Justice is my core theological craving. It is what I pray for, what I search for, and what I know I can find. The notion of justice is fascinating in that it seems to break down into two basic forms, easily identified as human justice and divine justice. The first of these, human justice, is the form we are most familiar with. Television shows like the popular Law and Order and CSI franchises, have created a sense that justice is a form of retribution. It seems that we live in a society that repeats the mantra “you hurt me, so you must suffer.” For many, the fulfillment of this mantra equates to justice.
In order to more fully understand the idea of grace, we must search for the meaning of divine justice. The inherent problem with searching for anything on a divine level is that we can only begin to grasp the ideas and notions that surround the Divine. As humans, we think as such. This is not to say that our thoughts are erroneous, but rather, limited.
Divine justice swirls around God’s capability to offer unconditional compassion and love. We claim unconditional love, but to not recognize our incapability of attaining it would be folly. While humans can muster magnificent and tremendous amounts of love and compassion, we are unable to mimic such devotion. We love, but only to a point. We open our arms with compassion, but find our arms growing tired. God does not falter like humans. God keeps loving; God keeps his compassion flowing. Where humans insert a “but,” God insists on “regardless.” We have God’s love, regardless; we have God’s Grace, regardless.
God wants each of us to find rest in the Divine. God’s justice is exactly that divine desire being realized.
I am often asked where my position on justice leaves those who do wickedness in this world. Such questions are asked assuming human justice—people did wrong; therefore, they should be punished. I assert that it leaves them where we all will be—Heaven. “Why,” they ask “should we even try to be good? Why should I put up with the rules?” We follow the rules and strive to live Christ-like lives, because in doing so we are able to open the doors of reconciliation. If one only attempts to follow Christ in an effort to walk through the gates of Heaven, that faith has gone sour. Christianity, when soley concerned with an eternal outcomes, shifts from the foucus I believe Christ had (focusing on others) to a selfish religion focusing on the self. As Christians, we are called to reach beyond ourselves, searching for justice through reconciliation.
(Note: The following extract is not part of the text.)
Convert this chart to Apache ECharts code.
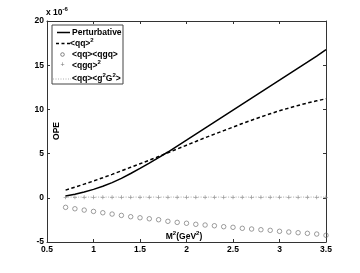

I consider reconciliation to be my core theological purpose. As I have become more aware of other interpretations of Christianity, it seems there is an implied sense of exclusion—Christians either exclude or people feel like they are being excluded. While many Christians are appalled that some might feel shunned by them, it is not hard to find how many people do not see the warm embrace that Christianity claims. Our purpose, as Christians, is to reconcile these emotions. In God, we search for unity. If God’s Kingdom surrounds us and calls us to strive to act like God, we must heed that calling. We must act as agents of reconciliation.
Jesus’ arrival brought new realizations of what role humanity should take. Through his words and deeds, it becomes clear that we have a responsibility to reconcile—to bring comfort to the hurting, rest to the weary, and hope to the downtrodden.
As a member of the gay Christian community, I see hurt all around. People who have been forced away from their faith search desperately for the inclusion they’ve heard about throughout their lives. Others have given up the hope for such reconciliation. A Christian’s call is to reconcile these searchers to the God that loves them. We are to make them aware of their status as Children of God. Christianity is not about “saving our own souls and those of others;” but rather, is about craving God and interacting with the Divine by helping others do the same.